Without any pictures, restate the lines from the one containing "Write the Bokeh code for this chart." to the one containing "from bokeh.resources import INLINE", word for word, ends included.

[MATERIAL FOR THIS EXERCISE start]

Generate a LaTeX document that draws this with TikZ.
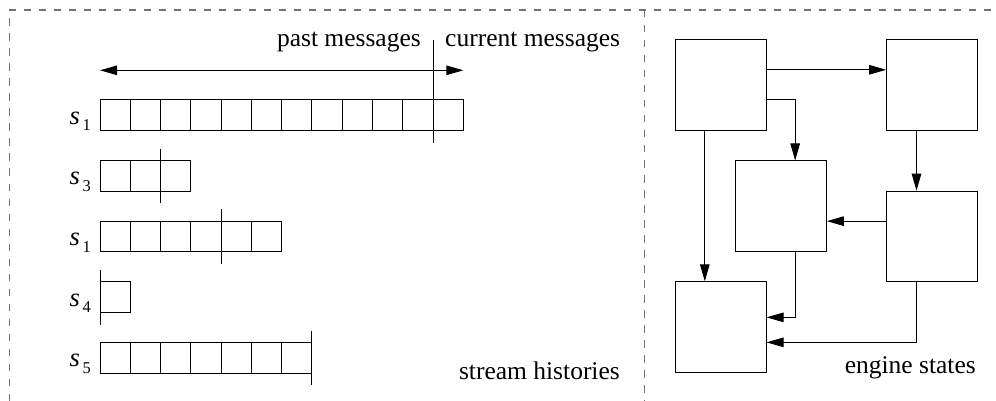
\documentclass[tikz,border=0pt]{standalone}
\usepackage{fontspec}
\setmainfont{Liberation Serif}
\usetikzlibrary{arrows.meta,calc}
\tikzset{
  txt/.style={font=\fontsize{25.5}{30}\selectfont, inner sep=0pt},
  frame/.style={draw=black!55, line width=1.4pt, dash pattern=on 7.5pt off 7.5pt},
  cellline/.style={draw=black, line width=1pt},
  marker/.style={draw=black, line width=1pt},
  statebox/.style={draw=black, line width=1pt, minimum width=91pt, minimum height=90.7pt, inner sep=0pt},
  arr/.style={draw=black, line width=1pt, -{Triangle[length=17pt,width=9.5pt]}},
  darr/.style={draw=black, line width=1pt, {Triangle[length=17pt,width=9.5pt]}-{Triangle[length=17pt,width=9.5pt]}},
}
\newcommand{\slab}[1]{\textit{s}\kern2.5pt\raisebox{-6.7pt}{\fontsize{16.5}{17}\selectfont #1}}
\begin{document}
\begin{tikzpicture}[x=1pt,y=-1pt]
\useasboundingbox (0,0) rectangle (996,401);
% dashed frame
\coordinate (fc) at (9.5,10);
\coordinate (fr) at (996,10);
\coordinate (fb) at (9.5,401);
\coordinate (dt) at (644.5,10);
\coordinate (db) at (644.5,401);
\draw[frame] (fb) -- (fc) -- (fr);
\draw[frame] (dt) -- (db);
% stream histories
\def\cw{30.28}
\def\ch{30.6}
\foreach \row/\n/\m/\lab in {0/12/11/1, 1/3/2/3, 2/6/4/1, 3/1/0/4, 4/7/7/5}{
  \pgfmathsetmacro{\top}{100+60.65*\row}
  \foreach \i in {1,...,\n}{
    \draw[cellline] ({100+(\i-1)*\cw},\top) rectangle ({100+\i*\cw},{\top+\ch});
  }
  \node[txt, anchor=base east, font=\fontsize{26.5}{30}\selectfont] (lab\row) at (91,{\top+24.3}) {\slab{\lab}};
  \ifnum\row=0\relax
  \else
    \draw[marker] ({100+\m*\cw},{\top-12}) -- ({100+\m*\cw},{\top+\ch+12});
  \fi
}
% row 1 marker (tall)
\coordinate (mk1) at ({100+11*\cw},40.5);
\coordinate (mk2) at ({100+11*\cw},142.6);
\draw[marker] (mk1) -- (mk2);
% double arrow
\coordinate (hl) at (100,70.3);
\coordinate (hr) at ({100+12*\cw},70.3);
\draw[darr] (hl) -- (hr);
\node[txt, anchor=base east] (past) at (421,47) {past messages};
\node[txt, anchor=base west] (curr) at (445,47) {current messages};
\node[txt, anchor=base east] (sh) at (620,379.5) {stream histories};
% engine states
\node[statebox] (TL) at (720.5,85.35) {};
\node[statebox] (TR) at (932.2,85.35) {};
\node[statebox] (ML) at (780.85,206.35) {};
\node[statebox] (MR) at (932.2,236.5) {};
\node[statebox] (BL) at (720.5,327.2) {};
\coordinate (a1) at ($(TL.north east)+(0,30.3)$);
\draw[arr] (a1) -- (a1 -| TR.west);
\coordinate (a2) at ($(TL.north east)+(0,60)$);
\coordinate (m2) at ($(ML.north west)+(60.3,0)$);
\draw[arr] (a2) -| (m2);
\coordinate (a3) at ($(TL.south west)+(30.3,0)$);
\draw[arr] (a3) -- (a3 |- BL.north);
\coordinate (a4) at ($(TR.south west)+(30.3,0)$);
\draw[arr] (a4) -- (a4 |- MR.north);
\coordinate (a5) at ($(MR.north west)+(0,30.5)$);
\draw[arr] (a5) -- (a5 -| ML.east);
\coordinate (a6) at ($(ML.south west)+(60.3,0)$);
\coordinate (b6) at ($(BL.north east)+(0,36)$);
\draw[arr] (a6) |- (b6);
\coordinate (a7) at ($(MR.south west)+(30.3,0)$);
\coordinate (b7) at ($(BL.north east)+(0,61)$);
\draw[arr] (a7) |- (b7);
\node[txt, anchor=base east] (es) at (976,373.3) {engine states};
\end{tikzpicture}
\end{document}
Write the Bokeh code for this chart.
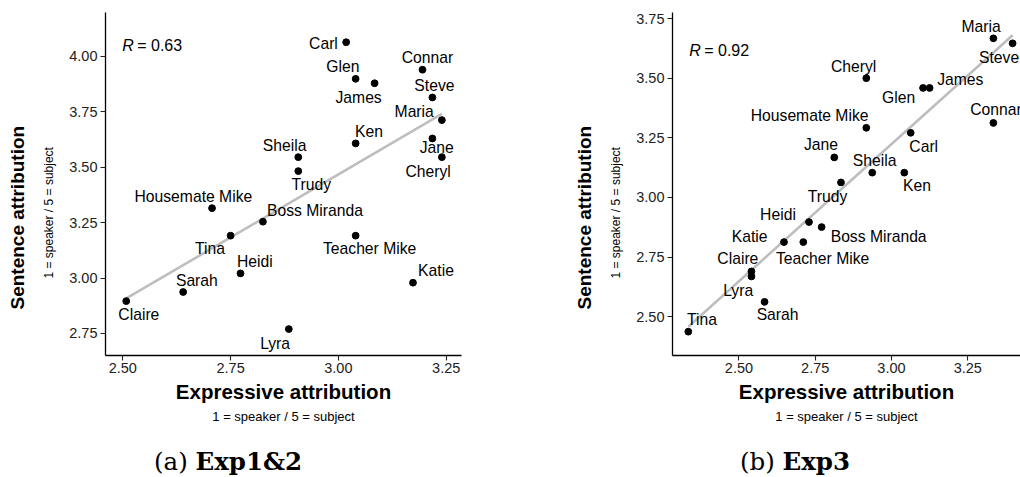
import numpy as np
from bokeh.plotting import figure
from bokeh.models import Range1d, FixedTicker, Label, ColumnDataSource, Title, Div
from bokeh.layouts import row, column
from bokeh.core.properties import value
from bokeh.embed import file_html
from bokeh.resources import INLINE

# ---------------- data ----------------
names_a = ["Carl", "Connar", "Glen", "James", "Steve", "Maria", "Ken", "Jane", "Cheryl",
           "Sheila", "Trudy", "Housemate Mike", "Boss Miranda", "Tina", "Teacher Mike",
           "Heidi", "Katie", "Sarah", "Claire", "Lyra"]
expr_a = [3.018, 3.195, 3.040, 3.084, 3.218, 3.240, 3.040, 3.218, 3.240,
          2.907, 2.907, 2.707, 2.825, 2.750, 3.040, 2.773, 3.173, 2.640, 2.508, 2.885]
sent_a = [4.063, 3.939, 3.898, 3.878, 3.814, 3.712, 3.607, 3.629, 3.545,
          3.545, 3.482, 3.315, 3.254, 3.191, 3.191, 3.021, 2.979, 2.937, 2.896, 2.770]
r_a = "0.63"

names_b = ["Maria", "Steve", "Cheryl", "Glen", "James", "Connar", "Housemate Mike", "Carl",
           "Jane", "Sheila", "Ken", "Trudy", "Heidi", "Boss Miranda", "Katie", "Teacher Mike",
           "Claire", "Lyra", "Sarah", "Tina"]
expr_b = [3.334, 3.397, 2.9175, 3.1035, 3.125, 3.334, 2.9175, 3.063, 2.8125, 2.937, 3.042,
          2.8345, 2.7296, 2.771, 2.6476, 2.711, 2.541, 2.541, 2.584, 2.334]
sent_b = [3.667, 3.646, 3.500, 3.459, 3.459, 3.3125, 3.292, 3.271, 3.168, 3.104, 3.104,
          3.063, 2.897, 2.876, 2.813, 2.813, 2.690, 2.669, 2.5625, 2.4375]
r_b = "0.92"

xticks = [2.50, 2.75, 3.00, 3.25]
xtick_labels = ["2.50", "2.75", "3.00", "3.25"]
yticks_a = [2.75, 3.00, 3.25, 3.50, 3.75, 4.00]
yticks_b = [2.50, 2.75, 3.00, 3.25, 3.50, 3.75]
ytick_labels_a = ["2.75", "3.00", "3.25", "3.50", "3.75", "4.00"]
ytick_labels_b = ["2.50", "2.75", "3.00", "3.25", "3.50", "3.75"]

x_title = "Expressive attribution"
y_title = "Sentence attribution"
subtitle = "1 = speaker / 5 = subject"
captions = [("(a)", "Exp1&amp;2"), ("(b)", "Exp3")]

# ---------------- layout (label nudges in px, +down) ----------------
nudge_a = [(-22.7, 1.6), (5, -12), (-12.7, -12.3), (-16, 14.3), (2, -12), (-27.7, -9),
           (13.3, -12.3), (4.3, 9.3), (-13.7, 14), (-13.7, -11.7), (13, 13.6),
           (-18.7, -11.7), (52, -11.3), (-20.7, 13), (14, 13), (14.3, -12.3),
           (23, -11.7), (13.7, -12), (12.6, 13.3), (-13.7, 14)]
nudge_b = [(-12.3, -12), (-13.5, 14.6), (-12.7, -12), (-24.4, 9.4), (30.7, -8.3),
           (2.6, -13.3), (-56.7, -12.3), (13, 13.4), (-13.3, -12.4), (2.3, -12),
           (12.7, 13.3), (-13.4, 14), (-31, -8), (57, 9.4), (-34.4, -6), (19.3, 16.6),
           (-13.6, -12.7), (-13.3, 14), (13, 13), (13.7, -11.7)]

FONT = "Liberation Sans"
SERIF = "DejaVu Serif"
FIG_H = 445
TOTAL_H = 477


def panel(names, xs, ys, nudges, rtext, xr, yr, yticks, ylabels, width, mbl, mbr, rpos):
    p = figure(width=width, height=FIG_H, x_range=Range1d(*xr), y_range=Range1d(*yr),
               output_backend="svg", toolbar_location=None,
               min_border_left=mbl, min_border_right=mbr, min_border_top=12,
               min_border_bottom=FIG_H - 12 - 343)
    p.outline_line_color = None
    p.xgrid.visible = False
    p.ygrid.visible = False
    p.background_fill_color = "white"
    p.border_fill_color = "white"

    for ax, ticks, labels, standoff in ((p.xaxis[0], xticks, xtick_labels, 2),
                                        (p.yaxis[0], yticks, ylabels, 3)):
        ax.ticker = FixedTicker(ticks=ticks)
        ax.major_label_overrides = {t: l for t, l in zip(ticks, labels)}
        ax.axis_line_color = "black"
        ax.axis_line_width = 1.3
        ax.major_tick_line_color = "#222222"
        ax.major_tick_line_width = 1.1
        ax.major_tick_out = 5
        ax.major_tick_in = 0
        ax.minor_tick_line_color = None
        ax.major_label_text_font = FONT
        ax.major_label_text_font_size = "14.5px"
        ax.major_label_text_color = "#222222"
        ax.major_label_standoff = standoff

    # regression line
    k, b = np.polyfit(xs, ys, 1)
    lx = np.array([min(xs), max(xs)])
    p.line(lx, k * lx + b, line_color="#BEBEBE", line_width=2.6)

    src = ColumnDataSource(dict(x=xs, y=ys, name=names,
                                dx=[n[0] for n in nudges], dy=[n[1] for n in nudges]))
    p.scatter("x", "y", source=src, size=6.8, color="black")
    p.text("x", "y", text="name", source=src, x_offset="dx", y_offset="dy",
           text_align="center", text_baseline="middle", text_font=value(FONT),
           text_font_size="15.7px", text_color="black")

    # R annotation
    p.add_layout(Label(x=rpos[0], y=rpos[1], text="R", text_font=FONT,
                       text_font_style="italic", text_font_size="16px", text_color="black",
                       text_baseline="middle", text_align="left"))
    p.add_layout(Label(x=rpos[0], y=rpos[1], x_offset=15, text="= " + rtext,
                       text_font=FONT, text_font_size="16px", text_color="black",
                       text_baseline="middle", text_align="left"))

    # x axis title + subtitle (below)
    p.add_layout(Title(text=x_title, align="center", text_font=FONT,
                       text_font_style="bold", text_font_size="20.5px",
                       text_color="black", standoff=4), "below")
    p.add_layout(Title(text=subtitle, align="center", text_font=FONT,
                       text_font_style="normal", text_font_size="13px",
                       text_color="black", standoff=4), "below")
    # y axis subtitle + title (left, outward)
    p.add_layout(Title(text=subtitle, align="left", offset=77, text_font=FONT,
                       text_font_style="normal", text_font_size="12px",
                       text_color="black", standoff=21), "left")
    p.add_layout(Title(text=y_title, align="left", offset=46, text_font=FONT,
                       text_font_style="bold", text_font_size="19px",
                       text_color="black", standoff=4), "left")
    return p


def caption(cap, width, pad):
    html = ('<div style="font-family:\'%s\';font-size:24.5px;line-height:26px;'
            'padding-top:4px;padding-left:%dpx;color:black;white-space:nowrap">%s <b>%s</b></div>'
            % (SERIF, pad, cap[0], cap[1]))
    return Div(text=html, width=width, height=TOTAL_H - FIG_H, margin=0)


pa = panel(names_a, expr_a, sent_a, nudge_a, r_a, (2.4599, 3.2855), (2.6508, 4.197),
           yticks_a, ytick_labels_a, 548, 105, 87, (2.4986, 4.048))
pb = panel(names_b, expr_b, sent_b, nudge_b, r_b, (2.2822, 3.4229), (2.3377, 3.7752),
           yticks_b, ytick_labels_b, 472, 124, 0, (2.337, 3.616))

layout = column(row(pa, pb), row(caption(captions[0], 548, 154), caption(captions[1], 472, 192)))
open("out.html", "w").write(file_html(layout, INLINE))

[MATERIAL FOR THIS EXERCISE end]

REPLY -
Write the Bokeh code for this chart.
import numpy as np
from bokeh.plotting import figure
from bokeh.models import Range1d, FixedTicker, Label, ColumnDataSource, Title, Div
from bokeh.layouts import row, column
from bokeh.core.properties import value
from bokeh.embed import file_html
from bokeh.resources import INLINE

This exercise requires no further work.